## SET EXERCISE
Omit all images. Write out the rest of the material exactly.

* Begin COLLECTED DATA *

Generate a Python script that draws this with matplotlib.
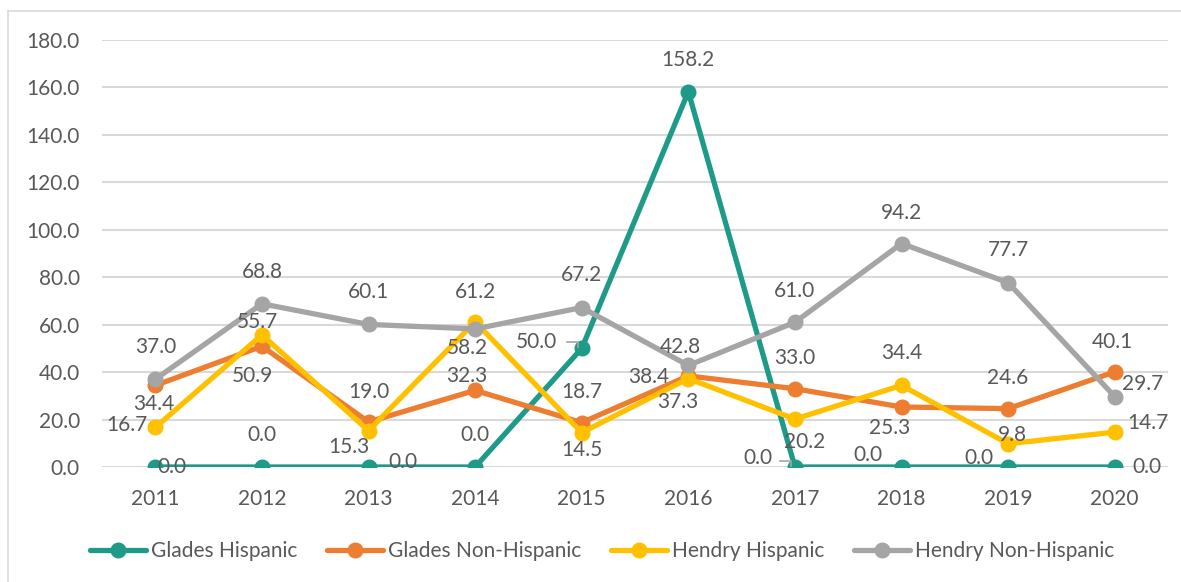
import matplotlib.pyplot as plt
from matplotlib.lines import Line2D
from matplotlib.transforms import IdentityTransform

# ---------------------
# Data
# ---------------------
years = ["2011", "2012", "2013", "2014", "2015", "2016", "2017", "2018", "2019", "2020"]
glades_hisp = [0.0, 0.0, 0.0, 0.0, 50.0, 158.2, 0.0, 0.0, 0.0, 0.0]
glades_non = [34.4, 50.9, 19.0, 32.3, 18.7, 38.4, 33.0, 25.3, 24.6, 40.1]
hendry_hisp = [16.7, 55.7, 15.3, 61.2, 14.5, 37.3, 20.2, 34.4, 9.8, 14.7]
hendry_non = [37.0, 68.8, 60.1, 58.2, 67.2, 42.8, 61.0, 94.2, 77.7, 29.7]

labels = ["Glades Hispanic", "Glades Non-Hispanic", "Hendry Hispanic", "Hendry Non-Hispanic"]
colors = ["#1E9A89", "#ED7D31", "#FFC000", "#A5A5A5"]

# label offsets in pixels (dx, dy) from each point, roughly like excel's auto placement
offsets = [
    [(17, 0), (0, 32), (34, 5), (0, 32), (-45, 6), (0, 32), (-37, 9), (-34, 12), (-29, 9), (32, 0)],
    [(-2, -19), (-10, -30), (0, 30), (-8, 14), (0, 31), (-40, -1), (0, 31), (-12, -21), (0, 31), (-2, 30)],
    [(-28, 2), (-5, 13), (-20, -16), (0, 30), (0, -17), (-11, -23), (10, -23), (0, 32), (4, 9), (33, 9)],
    [(0, 32), (0, 32), (0, 32), (-8, -19), (0, 33), (-8, 18), (0, 31), (0, 31), (0, 33), (28, 13)],
]

plt.rcParams['font.family'] = ['Lato', 'DejaVu Sans']
TXT = "#595959"
FS = 15

fig = plt.figure(figsize=(11.81, 5.82), dpi=100)
ax = fig.add_axes([0.0864, 0.1976, 0.9026, 0.7337])

x = list(range(len(years)))
series = [glades_hisp, glades_non, hendry_hisp, hendry_non]
for vals, c, name in zip(series, colors, labels):
    ax.plot(x, vals, color=c, lw=3.8, marker="o", ms=10.5, label=name, zorder=3,
            solid_capstyle="round", solid_joinstyle="round")

# data labels
for vals, offs in zip(series, offsets):
    for xi, v, (dx, dy) in zip(x, vals, offs):
        ax.annotate(f"{v:.1f}", (xi, v), xytext=(dx, dy), textcoords="offset pixels",
                    ha="center", va="center", fontsize=FS, color=TXT, zorder=5)

ax.set_xlim(-0.5, 9.5)
ax.set_ylim(0, 180)

# small leader lines for the two labels pushed to the left
for xi in (4, 6):
    px, py = ax.transData.transform((xi, glades_hisp[xi]))
    fig.add_artist(Line2D([px - 15, px - 4, px - 4], [py + 6, py + 6, py + 1],
                          transform=IdentityTransform(), color="#A6A6A6", lw=1.2, zorder=6))

ax.set_yticks(range(0, 181, 20))
ax.set_yticklabels([f"{t:.1f}" for t in range(0, 181, 20)])
ax.set_xticks(x)
ax.set_xticklabels(years)
ax.tick_params(axis="both", length=0, labelsize=FS, labelcolor=TXT)
ax.tick_params(axis="y", pad=16)
ax.tick_params(axis="x", pad=16)
ax.grid(axis="y", color="#D9D9D9", lw=1.5, zorder=0)
ax.set_axisbelow(True)
for s in ax.spines.values():
    s.set_visible(False)

fig.legend(loc="center", bbox_to_anchor=(0.51, 0.053), ncol=4, frameon=False,
           fontsize=FS, labelcolor=TXT, handlelength=2.7, handletextpad=0.25,
           columnspacing=1.4)

# chart area border
fig.add_artist(Line2D([8 / 1181, 8 / 1181], [0, 1 - 11 / 582], transform=fig.transFigure,
                      color="#D9D9D9", lw=1.2))
fig.add_artist(Line2D([8 / 1181, 1], [1 - 11 / 582, 1 - 11 / 582], transform=fig.transFigure,
                      color="#D9D9D9", lw=1.2))

fig.savefig("out.png", dpi=100)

* End COLLECTED DATA *

## OUTPUT
Generate a Python script that draws this with matplotlib.
import matplotlib.pyplot as plt
from matplotlib.lines import Line2D
from matplotlib.transforms import IdentityTransform

# ---------------------
# Data
# ---------------------
years = ["2011", "2012", "2013", "2014", "2015", "2016", "2017", "2018", "2019", "2020"]
glades_hisp = [0.0, 0.0, 0.0, 0.0, 50.0, 158.2, 0.0, 0.0, 0.0, 0.0]
glades_non = [34.4, 50.9, 19.0, 32.3, 18.7, 38.4, 33.0, 25.3, 24.6, 40.1]
hendry_hisp = [16.7, 55.7, 15.3, 61.2, 14.5, 37.3, 20.2, 34.4, 9.8, 14.7]
hendry_non = [37.0, 68.8, 60.1, 58.2, 67.2, 42.8, 61.0, 94.2, 77.7, 29.7]

labels = ["Glades Hispanic", "Glades Non-Hispanic", "Hendry Hispanic", "Hendry Non-Hispanic"]
colors = ["#1E9A89", "#ED7D31", "#FFC000", "#A5A5A5"]

# label offsets in pixels (dx, dy) from each point, roughly like excel's auto placement
offsets = [
    [(17, 0), (0, 32), (34, 5), (0, 32), (-45, 6), (0, 32), (-37, 9), (-34, 12), (-29, 9), (32, 0)],
    [(-2, -19), (-10, -30), (0, 30), (-8, 14), (0, 31), (-40, -1), (0, 31), (-12, -21), (0, 31), (-2, 30)],
    [(-28, 2), (-5, 13), (-20, -16), (0, 30), (0, -17), (-11, -23), (10, -23), (0, 32), (4, 9), (33, 9)],
    [(0, 32), (0, 32), (0, 32), (-8, -19), (0, 33), (-8, 18), (0, 31), (0, 31), (0, 33), (28, 13)],
]

plt.rcParams['font.family'] = ['Lato', 'DejaVu Sans']
TXT = "#595959"
FS = 15

fig = plt.figure(figsize=(11.81, 5.82), dpi=100)
ax = fig.add_axes([0.0864, 0.1976, 0.9026, 0.7337])

x = list(range(len(years)))
series = [glades_hisp, glades_non, hendry_hisp, hendry_non]
for vals, c, name in zip(series, colors, labels):
    ax.plot(x, vals, color=c, lw=3.8, marker="o", ms=10.5, label=name, zorder=3,
            solid_capstyle="round", solid_joinstyle="round")

# data labels
for vals, offs in zip(series, offsets):
    for xi, v, (dx, dy) in zip(x, vals, offs):
        ax.annotate(f"{v:.1f}", (xi, v), xytext=(dx, dy), textcoords="offset pixels",
                    ha="center", va="center", fontsize=FS, color=TXT, zorder=5)

ax.set_xlim(-0.5, 9.5)
ax.set_ylim(0, 180)

# small leader lines for the two labels pushed to the left
for xi in (4, 6):
    px, py = ax.transData.transform((xi, glades_hisp[xi]))
    fig.add_artist(Line2D([px - 15, px - 4, px - 4], [py + 6, py + 6, py + 1],
                          transform=IdentityTransform(), color="#A6A6A6", lw=1.2, zorder=6))

ax.set_yticks(range(0, 181, 20))
ax.set_yticklabels([f"{t:.1f}" for t in range(0, 181, 20)])
ax.set_xticks(x)
ax.set_xticklabels(years)
ax.tick_params(axis="both", length=0, labelsize=FS, labelcolor=TXT)
ax.tick_params(axis="y", pad=16)
ax.tick_params(axis="x", pad=16)
ax.grid(axis="y", color="#D9D9D9", lw=1.5, zorder=0)
ax.set_axisbelow(True)
for s in ax.spines.values():
    s.set_visible(False)

fig.legend(loc="center", bbox_to_anchor=(0.51, 0.053), ncol=4, frameon=False,
           fontsize=FS, labelcolor=TXT, handlelength=2.7, handletextpad=0.25,
           columnspacing=1.4)

# chart area border
fig.add_artist(Line2D([8 / 1181, 8 / 1181], [0, 1 - 11 / 582], transform=fig.transFigure,
                      color="#D9D9D9", lw=1.2))
fig.add_artist(Line2D([8 / 1181, 1], [1 - 11 / 582, 1 - 11 / 582], transform=fig.transFigure,
                      color="#D9D9D9", lw=1.2))

fig.savefig("out.png", dpi=100)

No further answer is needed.